[VivaTech] Regulation & start-ups: friends or foes?

How can the rules governing the public and private spheres evolve alongside exponential, game-changing technology? With GDPR coming into effect on the 2nd day of the event, regulation is one of the topics on everyone’s mind at Viva Technology 2018. It permeates every level of the event, from President Emmanuel Macron’s opening speech to panel discussions. Should regulation still be seen as the great enemy of innovation, or as a driver of trust and new markets for start-ups?

Regulating technology to (re)establish public trust

The necessity of building a new framework for new technologies featured prominently in Emmanuel Macron’s keynote address. The French president noted that “the key players of change are not always exemplary, do not always follow the rules, and this creates distrust.” He pointed to AI as an example of supporting technology while building regulation to guide its development. Mark Zuckerberg echoed these sentiments in his “fireside chat” with Maurice Lévy, noting that “Regulation, when it is good, increases the public trust, and GDPR is a step in that direction.” He also underlined Facebook’s focus on the ethics of AI, and its applications in dealing with negative aspects of social networks such as fake accounts and harassment.

Entrepreneurs, regulation is your path to new markets

From the ecosystem point of view, the consensus appears to be that with regulation come new business opportunities. At a round table of VCs dedicated to regulation and innovation, Karen Contet Farzam, co-founder of the Hong Kong Start-up platform WHUB (opens in a new window), provided a useful classification for regulation: the kind that protects users from things they cannot control (such is the model of GDPR), and the kind that protects investors “from themselves.” She argued that both can open up new avenues for growth, recalling that the current Fintech ecosystem is to some extent a consequence of the post-financial crisis regulation. “Customer trust [being] very hard to earn in the financial industry, start-ups can get a big boost by, from scratch, creating a business that is approved by regulators.”

Compliance-by-design is, therefore, a key enabler for start-ups. Dmitry Chikhachev, Managing Partner at Runa Capital (opens in a new window), also pointed to Legaltech as an industry borne out of entrepreneurial solutions to pain points created by regulation. Similarly, GDPR is likely to foster investment in AI-based solutions to facilitate compliance.

“You don’t regulate technology, you regulate use cases”

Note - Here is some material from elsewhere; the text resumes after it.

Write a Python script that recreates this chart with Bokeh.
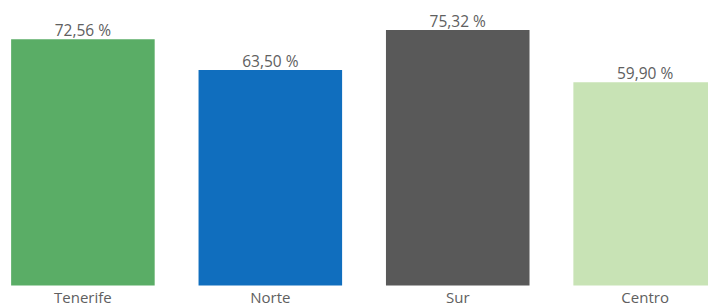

Of course, these benefits rely on sound regulatory design. GDPR meets two important requirements, in that it concerns something that is relatively easy for consumers to understand—control over their personal data—and was designed to be implemented in a harmonized manner internationally, with plenty of advance warning.

GDPR is also an indicator of deep trends, said Fiona Darmon, General Partner Investor at JVP (opens in a new window): whereas technology verticals like AI, VR, or the IoT, used to be seen as silos, they are now “horizontals” permeating multiple markets. This has broader implications for public policy and adds nuance to public calls to, for instance, regulate AI: “You never regulate technologies, not really; you regulate use cases, to protect the parties involved.” Therefore, it is incumbent on decision-makers to be more technologically-informed, and on start-ups to dive deep into matters of public policy. The latter’s ability to respond to—or indeed anticipate—how industry, technology, and policy intersect is what makes regulation an asset rather than the age-old industry bogeyman.